**Instructions to follow:**
Reproduce the records below in full and without edits, omitting images.

**Extracted material:**
────────────────────
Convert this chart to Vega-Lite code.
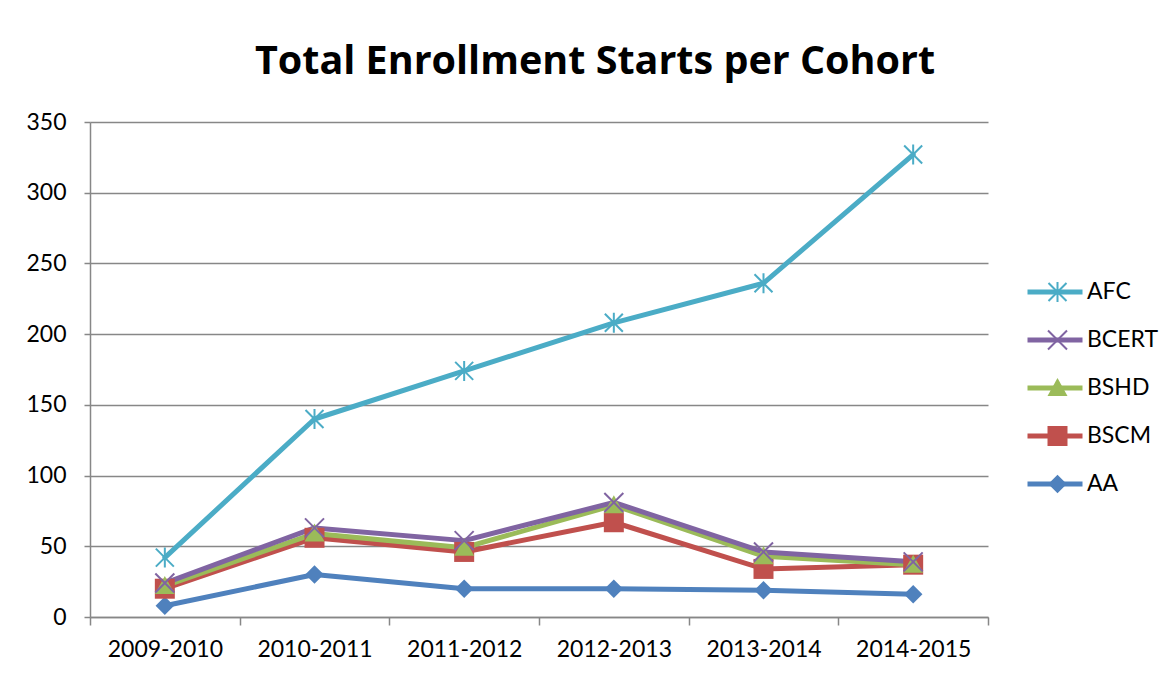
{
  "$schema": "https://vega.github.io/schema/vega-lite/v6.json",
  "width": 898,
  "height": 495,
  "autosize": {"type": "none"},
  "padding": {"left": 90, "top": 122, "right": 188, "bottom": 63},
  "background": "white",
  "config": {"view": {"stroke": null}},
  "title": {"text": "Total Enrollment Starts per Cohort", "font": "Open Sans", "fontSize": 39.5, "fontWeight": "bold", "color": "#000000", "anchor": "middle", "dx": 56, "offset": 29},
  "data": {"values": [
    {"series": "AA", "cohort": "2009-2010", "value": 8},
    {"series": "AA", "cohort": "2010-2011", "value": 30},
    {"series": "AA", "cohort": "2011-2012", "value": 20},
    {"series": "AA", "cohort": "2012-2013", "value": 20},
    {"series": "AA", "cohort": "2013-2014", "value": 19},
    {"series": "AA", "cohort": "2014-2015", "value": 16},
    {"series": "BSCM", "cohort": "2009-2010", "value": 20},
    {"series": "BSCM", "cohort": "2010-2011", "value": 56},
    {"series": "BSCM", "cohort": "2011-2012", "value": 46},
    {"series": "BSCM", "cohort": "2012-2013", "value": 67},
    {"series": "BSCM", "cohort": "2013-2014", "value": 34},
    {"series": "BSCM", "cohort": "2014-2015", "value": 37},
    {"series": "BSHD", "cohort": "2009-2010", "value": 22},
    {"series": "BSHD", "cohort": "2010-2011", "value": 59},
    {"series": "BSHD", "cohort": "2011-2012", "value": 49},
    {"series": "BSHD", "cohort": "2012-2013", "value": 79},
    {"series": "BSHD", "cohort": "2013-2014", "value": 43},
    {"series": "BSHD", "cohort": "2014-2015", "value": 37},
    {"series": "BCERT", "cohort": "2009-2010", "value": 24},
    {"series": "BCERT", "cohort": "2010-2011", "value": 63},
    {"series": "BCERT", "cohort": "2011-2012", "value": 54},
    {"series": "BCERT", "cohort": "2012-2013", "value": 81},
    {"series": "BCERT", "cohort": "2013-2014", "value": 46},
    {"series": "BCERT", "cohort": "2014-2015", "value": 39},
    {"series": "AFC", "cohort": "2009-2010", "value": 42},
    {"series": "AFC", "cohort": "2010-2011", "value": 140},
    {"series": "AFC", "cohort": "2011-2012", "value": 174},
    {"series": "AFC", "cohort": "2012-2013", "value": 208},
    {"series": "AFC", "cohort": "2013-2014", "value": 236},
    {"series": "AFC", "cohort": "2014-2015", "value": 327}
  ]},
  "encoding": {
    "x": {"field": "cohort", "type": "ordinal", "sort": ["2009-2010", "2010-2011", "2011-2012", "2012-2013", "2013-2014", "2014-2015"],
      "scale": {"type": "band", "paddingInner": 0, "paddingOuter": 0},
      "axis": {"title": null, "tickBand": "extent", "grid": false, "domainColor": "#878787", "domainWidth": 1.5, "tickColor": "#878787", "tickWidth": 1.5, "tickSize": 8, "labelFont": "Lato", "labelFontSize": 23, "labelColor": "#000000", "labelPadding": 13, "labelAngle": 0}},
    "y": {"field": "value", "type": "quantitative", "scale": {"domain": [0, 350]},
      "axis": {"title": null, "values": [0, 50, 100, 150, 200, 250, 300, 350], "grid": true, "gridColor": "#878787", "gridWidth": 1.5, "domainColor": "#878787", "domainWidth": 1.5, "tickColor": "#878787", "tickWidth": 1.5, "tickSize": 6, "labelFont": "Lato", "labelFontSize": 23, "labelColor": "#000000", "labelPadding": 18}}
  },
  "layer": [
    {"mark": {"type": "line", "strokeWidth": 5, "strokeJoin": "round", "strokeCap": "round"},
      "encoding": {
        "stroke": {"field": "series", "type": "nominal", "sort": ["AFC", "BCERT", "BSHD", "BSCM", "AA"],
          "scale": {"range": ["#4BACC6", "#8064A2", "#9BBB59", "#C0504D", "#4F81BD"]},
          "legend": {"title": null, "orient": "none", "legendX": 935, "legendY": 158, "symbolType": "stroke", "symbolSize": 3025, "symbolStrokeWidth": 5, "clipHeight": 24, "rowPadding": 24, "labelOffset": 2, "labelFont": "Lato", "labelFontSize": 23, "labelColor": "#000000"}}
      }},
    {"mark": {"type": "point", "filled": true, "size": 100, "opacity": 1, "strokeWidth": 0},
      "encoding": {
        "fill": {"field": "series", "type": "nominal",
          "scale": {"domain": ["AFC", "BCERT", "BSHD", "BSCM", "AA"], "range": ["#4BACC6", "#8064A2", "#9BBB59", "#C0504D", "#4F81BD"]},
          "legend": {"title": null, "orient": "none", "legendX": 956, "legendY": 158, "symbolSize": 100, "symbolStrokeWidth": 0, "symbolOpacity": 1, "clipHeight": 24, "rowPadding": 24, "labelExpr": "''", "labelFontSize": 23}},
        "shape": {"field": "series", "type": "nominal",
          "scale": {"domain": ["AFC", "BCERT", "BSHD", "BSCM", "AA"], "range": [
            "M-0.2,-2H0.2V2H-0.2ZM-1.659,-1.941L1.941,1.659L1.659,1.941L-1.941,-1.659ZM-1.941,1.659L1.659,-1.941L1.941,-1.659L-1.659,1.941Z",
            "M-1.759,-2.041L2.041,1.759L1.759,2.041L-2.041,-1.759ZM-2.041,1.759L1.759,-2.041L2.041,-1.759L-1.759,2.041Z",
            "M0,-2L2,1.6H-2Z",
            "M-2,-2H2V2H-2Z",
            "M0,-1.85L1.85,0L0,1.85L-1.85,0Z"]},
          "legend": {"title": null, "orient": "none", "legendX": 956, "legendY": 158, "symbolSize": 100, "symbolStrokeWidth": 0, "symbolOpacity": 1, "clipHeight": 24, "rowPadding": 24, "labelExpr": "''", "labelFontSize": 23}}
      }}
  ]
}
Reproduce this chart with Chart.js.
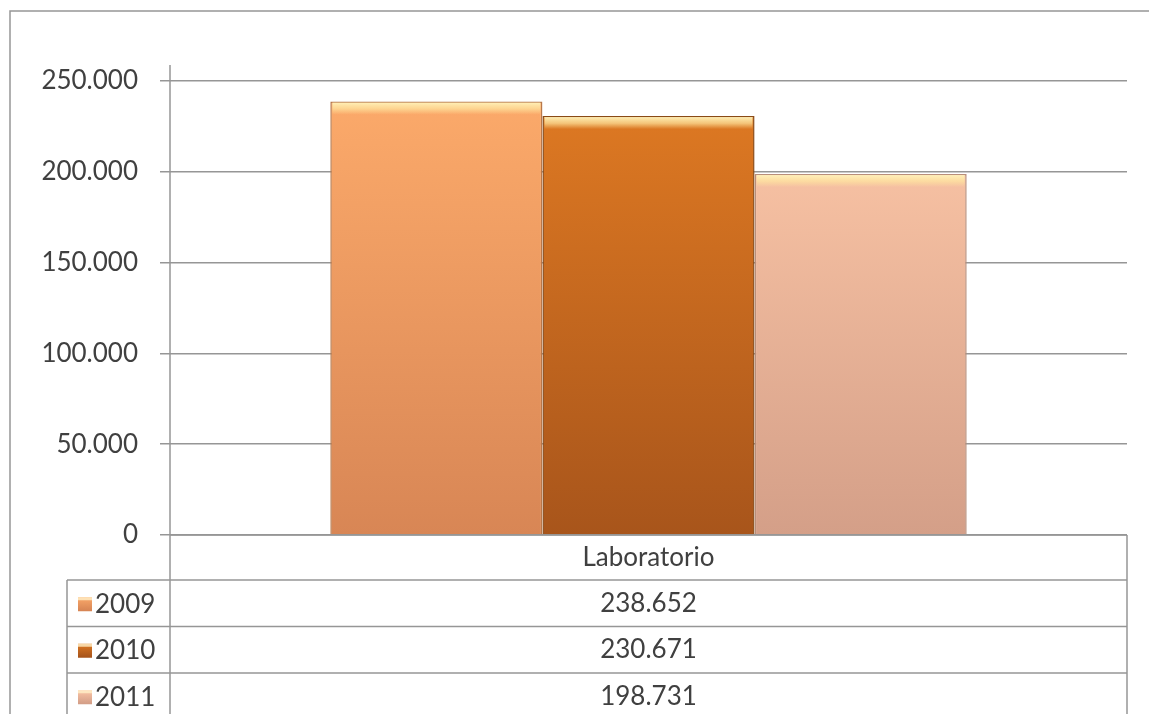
────────────────────
**Response for this exercise:**
Convert this chart to Vega-Lite code.
{
  "$schema": "https://vega.github.io/schema/vega-lite/v6.json",
  "width": 898,
  "height": 495,
  "autosize": {"type": "none"},
  "padding": {"left": 90, "top": 122, "right": 188, "bottom": 63},
  "background": "white",
  "config": {"view": {"stroke": null}},
  "title": {"text": "Total Enrollment Starts per Cohort", "font": "Open Sans", "fontSize": 39.5, "fontWeight": "bold", "color": "#000000", "anchor": "middle", "dx": 56, "offset": 29},
  "data": {"values": [
    {"series": "AA", "cohort": "2009-2010", "value": 8},
    {"series": "AA", "cohort": "2010-2011", "value": 30},
    {"series": "AA", "cohort": "2011-2012", "value": 20},
    {"series": "AA", "cohort": "2012-2013", "value": 20},
    {"series": "AA", "cohort": "2013-2014", "value": 19},
    {"series": "AA", "cohort": "2014-2015", "value": 16},
    {"series": "BSCM", "cohort": "2009-2010", "value": 20},
    {"series": "BSCM", "cohort": "2010-2011", "value": 56},
    {"series": "BSCM", "cohort": "2011-2012", "value": 46},
    {"series": "BSCM", "cohort": "2012-2013", "value": 67},
    {"series": "BSCM", "cohort": "2013-2014", "value": 34},
    {"series": "BSCM", "cohort": "2014-2015", "value": 37},
    {"series": "BSHD", "cohort": "2009-2010", "value": 22},
    {"series": "BSHD", "cohort": "2010-2011", "value": 59},
    {"series": "BSHD", "cohort": "2011-2012", "value": 49},
    {"series": "BSHD", "cohort": "2012-2013", "value": 79},
    {"series": "BSHD", "cohort": "2013-2014", "value": 43},
    {"series": "BSHD", "cohort": "2014-2015", "value": 37},
    {"series": "BCERT", "cohort": "2009-2010", "value": 24},
    {"series": "BCERT", "cohort": "2010-2011", "value": 63},
    {"series": "BCERT", "cohort": "2011-2012", "value": 54},
    {"series": "BCERT", "cohort": "2012-2013", "value": 81},
    {"series": "BCERT", "cohort": "2013-2014", "value": 46},
    {"series": "BCERT", "cohort": "2014-2015", "value": 39},
    {"series": "AFC", "cohort": "2009-2010", "value": 42},
    {"series": "AFC", "cohort": "2010-2011", "value": 140},
    {"series": "AFC", "cohort": "2011-2012", "value": 174},
    {"series": "AFC", "cohort": "2012-2013", "value": 208},
    {"series": "AFC", "cohort": "2013-2014", "value": 236},
    {"series": "AFC", "cohort": "2014-2015", "value": 327}
  ]},
  "encoding": {
    "x": {"field": "cohort", "type": "ordinal", "sort": ["2009-2010", "2010-2011", "2011-2012", "2012-2013", "2013-2014", "2014-2015"],
      "scale": {"type": "band", "paddingInner": 0, "paddingOuter": 0},
      "axis": {"title": null, "tickBand": "extent", "grid": false, "domainColor": "#878787", "domainWidth": 1.5, "tickColor": "#878787", "tickWidth": 1.5, "tickSize": 8, "labelFont": "Lato", "labelFontSize": 23, "labelColor": "#000000", "labelPadding": 13, "labelAngle": 0}},
    "y": {"field": "value", "type": "quantitative", "scale": {"domain": [0, 350]},
      "axis": {"title": null, "values": [0, 50, 100, 150, 200, 250, 300, 350], "grid": true, "gridColor": "#878787", "gridWidth": 1.5, "domainColor": "#878787", "domainWidth": 1.5, "tickColor": "#878787", "tickWidth": 1.5, "tickSize": 6, "labelFont": "Lato", "labelFontSize": 23, "labelColor": "#000000", "labelPadding": 18}}
  },
  "layer": [
    {"mark": {"type": "line", "strokeWidth": 5, "strokeJoin": "round", "strokeCap": "round"},
      "encoding": {
        "stroke": {"field": "series", "type": "nominal", "sort": ["AFC", "BCERT", "BSHD", "BSCM", "AA"],
          "scale": {"range": ["#4BACC6", "#8064A2", "#9BBB59", "#C0504D", "#4F81BD"]},
          "legend": {"title": null, "orient": "none", "legendX": 935, "legendY": 158, "symbolType": "stroke", "symbolSize": 3025, "symbolStrokeWidth": 5, "clipHeight": 24, "rowPadding": 24, "labelOffset": 2, "labelFont": "Lato", "labelFontSize": 23, "labelColor": "#000000"}}
      }},
    {"mark": {"type": "point", "filled": true, "size": 100, "opacity": 1, "strokeWidth": 0},
      "encoding": {
        "fill": {"field": "series", "type": "nominal",
          "scale": {"domain": ["AFC", "BCERT", "BSHD", "BSCM", "AA"], "range": ["#4BACC6", "#8064A2", "#9BBB59", "#C0504D", "#4F81BD"]},
          "legend": {"title": null, "orient": "none", "legendX": 956, "legendY": 158, "symbolSize": 100, "symbolStrokeWidth": 0, "symbolOpacity": 1, "clipHeight": 24, "rowPadding": 24, "labelExpr": "''", "labelFontSize": 23}},
        "shape": {"field": "series", "type": "nominal",
          "scale": {"domain": ["AFC", "BCERT", "BSHD", "BSCM", "AA"], "range": [
            "M-0.2,-2H0.2V2H-0.2ZM-1.659,-1.941L1.941,1.659L1.659,1.941L-1.941,-1.659ZM-1.941,1.659L1.659,-1.941L1.941,-1.659L-1.659,1.941Z",
            "M-1.759,-2.041L2.041,1.759L1.759,2.041L-2.041,-1.759ZM-2.041,1.759L1.759,-2.041L2.041,-1.759L-1.759,2.041Z",
            "M0,-2L2,1.6H-2Z",
            "M-2,-2H2V2H-2Z",
            "M0,-1.85L1.85,0L0,1.85L-1.85,0Z"]},
          "legend": {"title": null, "orient": "none", "legendX": 956, "legendY": 158, "symbolSize": 100, "symbolStrokeWidth": 0, "symbolOpacity": 1, "clipHeight": 24, "rowPadding": 24, "labelExpr": "''", "labelFontSize": 23}}
      }}
  ]
}
Reproduce this chart with Chart.js.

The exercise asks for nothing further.